To suffer in this way constitutes the perfection
of Christian patience:
  • without complaining, finding fault or letting your suffering be seen;
  • without asking for relief except when it is necessary and so as not to displease God;
  • without letting yourself be overcome by interior sadness or exterior worry;
  • without growing weary of suffering, and with the desire to suffer more if such is God's good pleasure;
  • with thanksgiving, joy and contentment, and with the realization that whatever you may endure is nothing compared to the pain you have merited by your sins, and with what Jesus endured for you.

Maxim 5:8
When you are overwhelmed by great afflictions,
keep your heart from longing for death
even though you may think you desire it
only if it is God's will.
Let it be enough for you to be crucified with Jesus
as much as and in the way it please God,
and to die on your cross at the hour in which Providence
will have accomplished in you,
for you, and through you,
all that it was destined to do,
both in the course of your life
and in the time and manner of your death.

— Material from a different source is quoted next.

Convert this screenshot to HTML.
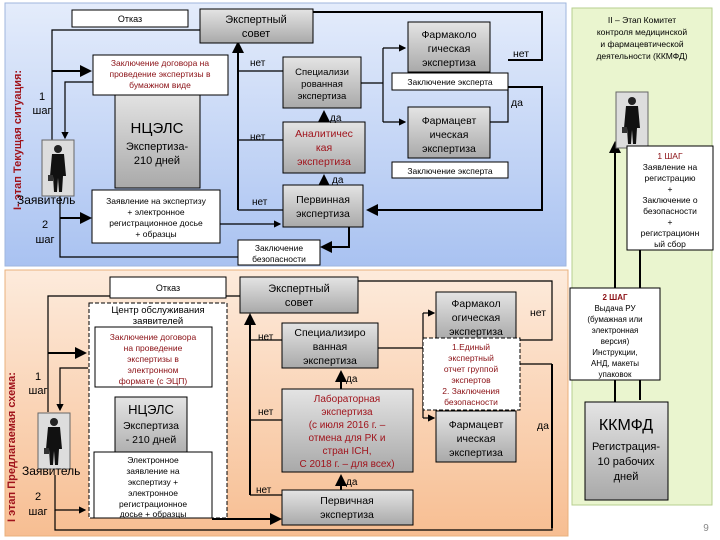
<!DOCTYPE html>
<html><head><meta charset="utf-8"><style>
html,body{margin:0;padding:0;background:#fff;}
svg{display:block;font-family:"Liberation Sans",sans-serif;}
</style></head><body>
<svg width="720" height="540" viewBox="0 0 720 540" xmlns="http://www.w3.org/2000/svg">
<defs>
<linearGradient id="blue" x1="0" y1="0" x2="0" y2="1"><stop offset="0" stop-color="#e4ecfb"/><stop offset="1" stop-color="#a9c2f1"/></linearGradient>
<linearGradient id="orng" x1="0" y1="0" x2="0" y2="1"><stop offset="0" stop-color="#fdebdc"/><stop offset="1" stop-color="#f7be92"/></linearGradient>
<linearGradient id="grey" x1="0" y1="0" x2="0" y2="1"><stop offset="0" stop-color="#e4e4e4"/><stop offset="1" stop-color="#a9a9a9"/></linearGradient>
<marker id="a" markerWidth="6" markerHeight="6" refX="5" refY="3" orient="auto"><path d="M0,0L6,3L0,6z" fill="#000"/></marker>
<g id="man"><rect x="0" y="0" width="32" height="56" fill="#ddd" stroke="#666"/><circle cx="16" cy="9" r="4" fill="#222"/><path d="M10,14h12l2,22h-3l-1,16h-3l-1-14l-1,14h-3l-1-16h-3z" fill="#111"/><rect x="6" y="35" width="5" height="6" fill="#333"/></g>
</defs>
<rect x="5" y="3" width="561" height="263" fill="url(#blue)" stroke="#9fb6de"/>
<rect x="5" y="270" width="563" height="266" fill="url(#orng)" stroke="#e9b07c"/>
<rect x="572" y="8" width="140" height="497" fill="#eaf5cf" stroke="#b7cf8f"/>

<g stroke="#000" stroke-width="1.2" fill="none">
<path d="M52,140V30H200"/>
<path d="M52,71H90" stroke-width="2" marker-end="url(#a)"/>
<path d="M93,82H65V138" marker-end="url(#a)"/>
<path d="M60,218H90" stroke-width="2" marker-end="url(#a)"/>
<path d="M60,195V257H238"/>
<path d="M220,224H280" marker-end="url(#a)"/>
<path d="M238,210V43" stroke-width="2" marker-end="url(#a)"/>
<path d="M238,71H283M238,140H283M238,210H283"/>
<path d="M324,122V112" stroke-width="2" marker-end="url(#a)"/>
<path d="M324,185V176" stroke-width="2" marker-end="url(#a)"/>
<path d="M360,83H383M383,48V122"/>
<path d="M383,48H405" marker-end="url(#a)"/><path d="M383,122H405" marker-end="url(#a)"/>
<path d="M313,12H542V60H508" stroke-width="2"/>
<path d="M508,87H542V210H368" stroke-width="2" marker-end="url(#a)"/>
<path d="M508,87V122H490"/>
<path d="M349,227V247H322" stroke-width="2" marker-end="url(#a)"/>
<path d="M615,245V143" stroke-width="2" marker-end="url(#a)"/>
<path d="M640,140V146"/>
<path d="M640,250V290M615,245V290" stroke-width="2"/>
<path d="M615,380V402M640,380V400" stroke-width="2"/>
<path d="M48,412V296H240"/>
<path d="M48,353H85" stroke-width="2" marker-end="url(#a)"/>
<path d="M88,368H60V410" marker-end="url(#a)"/>
<path d="M55,475V510H85" marker-end="url(#a)"/>
<path d="M55,510V530H552V364"/>
<path d="M212,519H280" stroke-width="2" marker-end="url(#a)"/>
<path d="M250,495V315" stroke-width="2" marker-end="url(#a)"/>
<path d="M250,340H282M250,420H282M250,495H282"/>
<path d="M341,389V372" stroke-width="2" marker-end="url(#a)"/>
<path d="M341,490V476" stroke-width="2" marker-end="url(#a)"/>
<path d="M378,348H423M423,313V418"/>
<path d="M423,313H434" marker-end="url(#a)"/><path d="M423,418H434" marker-end="url(#a)"/>
<path d="M358,281H552V340H516"/>
<path d="M520,364H552M520,404H516"/>
<path d="M552,364V528" stroke-width="2"/>
</g>

<rect x="72" y="10" width="116" height="17" fill="#fff" stroke="#000"/>
<text x="130" y="22" font-size="9" text-anchor="middle">Отказ</text>
<rect x="200" y="9" width="113" height="34" fill="url(#grey)" stroke="#000"/>
<text x="256" y="23" font-size="11" text-anchor="middle">Экспертный</text>
<text x="256" y="37" font-size="11" text-anchor="middle">совет</text>
<text transform="translate(21,210) rotate(-90)" font-size="11" font-weight="bold" fill="#a0141c">I- этап Текущая ситуация:</text>
<rect x="115" y="92" width="85" height="96" fill="url(#grey)" stroke="#000"/>
<rect x="93" y="55" width="135" height="40" fill="#fff" stroke="#000"/>
<g font-size="8.5" fill="#8b1015" text-anchor="middle"><text x="160" y="66">Заключение договора на</text><text x="160" y="77">проведение экспертизы в</text><text x="160" y="88">бумажном виде</text></g>
<text x="157" y="133" font-size="15" text-anchor="middle">НЦЭЛС</text>
<text x="157" y="150" font-size="11" text-anchor="middle">Экспертиза-</text>
<text x="157" y="164" font-size="11" text-anchor="middle">210 дней</text>
<use href="#man" x="42" y="140"/>
<text x="42" y="100" font-size="11" text-anchor="middle">1</text><text x="42" y="114" font-size="11" text-anchor="middle">шаг</text>
<text x="17" y="204" font-size="12">Заявитель</text>
<text x="45" y="228" font-size="11" text-anchor="middle">2</text><text x="45" y="243" font-size="11" text-anchor="middle">шаг</text>
<rect x="92" y="190" width="128" height="53" fill="#fff" stroke="#000"/>
<g font-size="8.5" text-anchor="middle"><text x="156" y="204">Заявление на экспертизу</text><text x="156" y="215">+ электронное</text><text x="156" y="226">регистрационное досье</text><text x="156" y="237">+ образцы</text></g>
<rect x="238" y="240" width="82" height="25" fill="#fff" stroke="#000"/>
<text x="279" y="251" font-size="8.5" text-anchor="middle">Заключение</text><text x="279" y="262" font-size="8.5" text-anchor="middle">безопасности</text>
<rect x="283" y="57" width="78" height="51" fill="url(#grey)" stroke="#000"/>
<g font-size="9.5" text-anchor="middle"><text x="322" y="75">Специализи</text><text x="322" y="87">рованная</text><text x="322" y="99">экспертиза</text></g>
<rect x="283" y="122" width="82" height="51" fill="url(#grey)" stroke="#000"/>
<g font-size="10.5" text-anchor="middle" fill="#a0141c"><text x="324" y="137">Аналитичес</text><text x="324" y="151">кая</text><text x="324" y="165">экспертиза</text></g>
<rect x="283" y="185" width="80" height="42" fill="url(#grey)" stroke="#000"/>
<text x="323" y="203" font-size="10.5" text-anchor="middle">Первинная</text><text x="323" y="217" font-size="10.5" text-anchor="middle">экспертиза</text>
<g font-size="10"><text x="250" y="66">нет</text><text x="250" y="140">нет</text><text x="252" y="205">нет</text><text x="330" y="121">да</text><text x="332" y="183">да</text></g>
<rect x="408" y="22" width="82" height="50" fill="url(#grey)" stroke="#000"/>
<g font-size="10.5" text-anchor="middle"><text x="449" y="38">Фармаколо</text><text x="449" y="52">гическая</text><text x="449" y="66">экспертиза</text></g>
<rect x="392" y="73" width="116" height="17" fill="#fff" stroke="#000"/>
<text x="450" y="85" font-size="8.5" text-anchor="middle">Заключение эксперта</text>
<rect x="408" y="107" width="82" height="51" fill="url(#grey)" stroke="#000"/>
<g font-size="10.5" text-anchor="middle"><text x="449" y="124">Фармацевт</text><text x="449" y="138">ическая</text><text x="449" y="152">экспертиза</text></g>
<rect x="392" y="162" width="116" height="16" fill="#fff" stroke="#000"/>
<text x="450" y="174" font-size="8.5" text-anchor="middle">Заключение эксперта</text>
<text x="513" y="57" font-size="10.5">нет</text><text x="511" y="106" font-size="10.5">да</text>

<g font-size="8.5" text-anchor="middle"><text x="642" y="23">II – Этап  Комитет</text><text x="642" y="35">контроля медицинской</text><text x="642" y="47">и фармацевтической</text><text x="642" y="59">деятельности (ККМФД)</text></g>
<use href="#man" x="616" y="92"/>
<rect x="627" y="146" width="86" height="104" fill="#fff" stroke="#000"/>
<g font-size="8.5" text-anchor="middle"><text x="670" y="159" fill="#8b1015">1 ШАГ</text><text x="670" y="170">Заявление на</text><text x="670" y="181">регистрацию</text><text x="670" y="192">+</text><text x="670" y="203">Заключение о</text><text x="670" y="214">безопасности</text><text x="670" y="225">+</text><text x="670" y="236">регистрационн</text><text x="670" y="247">ый сбор</text></g>
<rect x="570" y="288" width="90" height="92" fill="#fff" stroke="#000"/>
<g font-size="8" text-anchor="middle"><text x="615" y="300" fill="#8b1015" font-weight="bold">2 ШАГ</text><text x="615" y="311">Выдача РУ</text><text x="615" y="322">(бумажная или</text><text x="615" y="333">электронная</text><text x="615" y="344">версия)</text><text x="615" y="355">Инструкции,</text><text x="615" y="366">АНД, макеты</text><text x="615" y="377">упаковок</text></g>
<rect x="585" y="402" width="83" height="98" fill="url(#grey)" stroke="#000"/>
<text x="626" y="430" font-size="16" text-anchor="middle">ККМФД</text>
<g font-size="11" text-anchor="middle"><text x="626" y="450">Регистрация-</text><text x="626" y="465">10 рабочих</text><text x="626" y="480">дней</text></g>
<text x="706" y="531" font-size="10" fill="#888" text-anchor="middle">9</text>

<rect x="110" y="277" width="116" height="21" fill="#fff" stroke="#000"/>
<text x="168" y="291" font-size="9" text-anchor="middle">Отказ</text>
<rect x="240" y="277" width="118" height="36" fill="url(#grey)" stroke="#000"/>
<text x="299" y="292" font-size="11" text-anchor="middle">Экспертный</text><text x="299" y="306" font-size="11" text-anchor="middle">совет</text>
<text transform="translate(15,522) rotate(-90)" font-size="11" font-weight="bold" fill="#a0141c">I этап Предлагаемая схема:</text>
<rect x="89" y="303" width="138" height="215" fill="#fff" stroke="#000" stroke-dasharray="4,2"/>
<text x="158" y="313" font-size="9.5" text-anchor="middle">Центр обслуживания</text><text x="158" y="324" font-size="9.5" text-anchor="middle">заявителей</text>
<rect x="95" y="327" width="117" height="60" fill="#fff" stroke="#000"/>
<g font-size="8.5" fill="#8b1015" text-anchor="middle"><text x="153" y="340">Заключение договора</text><text x="153" y="351">на проведение</text><text x="153" y="362">экспертизы в</text><text x="153" y="373">электронном</text><text x="153" y="384">формате (с ЭЦП)</text></g>
<rect x="115" y="397" width="72" height="63" fill="url(#grey)" stroke="#000"/>
<text x="151" y="414" font-size="13" text-anchor="middle">НЦЭЛС</text><text x="151" y="429" font-size="10.5" text-anchor="middle">Экспертиза</text><text x="151" y="443" font-size="10.5" text-anchor="middle">- 210 дней</text>
<rect x="94" y="452" width="118" height="66" fill="#fff" stroke="#000"/>
<g font-size="8.5" text-anchor="middle"><text x="153" y="463">Электронное</text><text x="153" y="474">заявление на</text><text x="153" y="485">экспертизу +</text><text x="153" y="496">электронное</text><text x="153" y="507">регистрационное</text><text x="153" y="517">досье + образцы</text></g>
<use href="#man" x="38" y="413"/>
<text x="38" y="380" font-size="11" text-anchor="middle">1</text><text x="38" y="394" font-size="11" text-anchor="middle">шаг</text>
<text x="22" y="475" font-size="12">Заявитель</text>
<text x="38" y="500" font-size="11" text-anchor="middle">2</text><text x="38" y="515" font-size="11" text-anchor="middle">шаг</text>
<rect x="282" y="323" width="96" height="45" fill="url(#grey)" stroke="#000"/>
<g font-size="10.5" text-anchor="middle"><text x="330" y="336">Специализиро</text><text x="330" y="350">ванная</text><text x="330" y="364">экспертиза</text></g>
<rect x="282" y="389" width="131" height="83" fill="url(#grey)" stroke="#000"/>
<g font-size="10" text-anchor="middle" fill="#a0141c"><text x="347" y="402">Лабораторная</text><text x="347" y="415">экспертиза</text><text x="347" y="428">(с июля 2016 г. –</text><text x="347" y="441">отмена для РК и</text><text x="347" y="454">стран ICH,</text><text x="347" y="467">С 2018 г. – для всех)</text></g>
<rect x="282" y="490" width="131" height="35" fill="url(#grey)" stroke="#000"/>
<text x="347" y="504" font-size="10.5" text-anchor="middle">Первичная</text><text x="347" y="518" font-size="10.5" text-anchor="middle">экспертиза</text>
<g font-size="10"><text x="258" y="340">нет</text><text x="258" y="415">нет</text><text x="256" y="493">нет</text><text x="346" y="382">да</text><text x="346" y="485">да</text></g>
<rect x="436" y="292" width="80" height="48" fill="url(#grey)" stroke="#000"/>
<g font-size="10.5" text-anchor="middle"><text x="476" y="307">Фармакол</text><text x="476" y="321">огическая</text><text x="476" y="335">экспертиза</text></g>
<rect x="436" y="411" width="80" height="51" fill="url(#grey)" stroke="#000"/>
<g font-size="10.5" text-anchor="middle"><text x="476" y="428">Фармацевт</text><text x="476" y="442">ическая</text><text x="476" y="456">экспертиза</text></g>
<rect x="423" y="338" width="97" height="72" fill="#fff" stroke="#000" stroke-dasharray="4,2"/>
<g font-size="8.5" fill="#8b1015" text-anchor="middle"><text x="471" y="350">1.Единый</text><text x="471" y="361">экспертный</text><text x="471" y="372">отчет группой</text><text x="471" y="383">экспертов</text><text x="471" y="394">2. Заключения</text><text x="471" y="405">безопасности</text></g>
<text x="530" y="316" font-size="10.5">нет</text><text x="537" y="429" font-size="10.5">да</text>
</svg>
</body></html>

That will be when, by a happy "Consummatum est",
pronounced in imitation of the Saviour Jesus
and if possible in his spirit,
you will joyfully return your soul
into the hands of your heavenly Father.
You will then go to possess God's glory and to enjoy
an eternal reward in heaven, in proportion to
the nature, merit, and number of your works.
In addition to accepting the crosses that come to you,
seek others voluntarily by the practice of mortification.
This must be prudent with regard to mortification of the body, but it can never be too great when it has to do with
mortification of the passions, of inordinate affections,
and of other inclinations of nature
which need to be constantly mortified
if you are to be able to live the life of the spirit.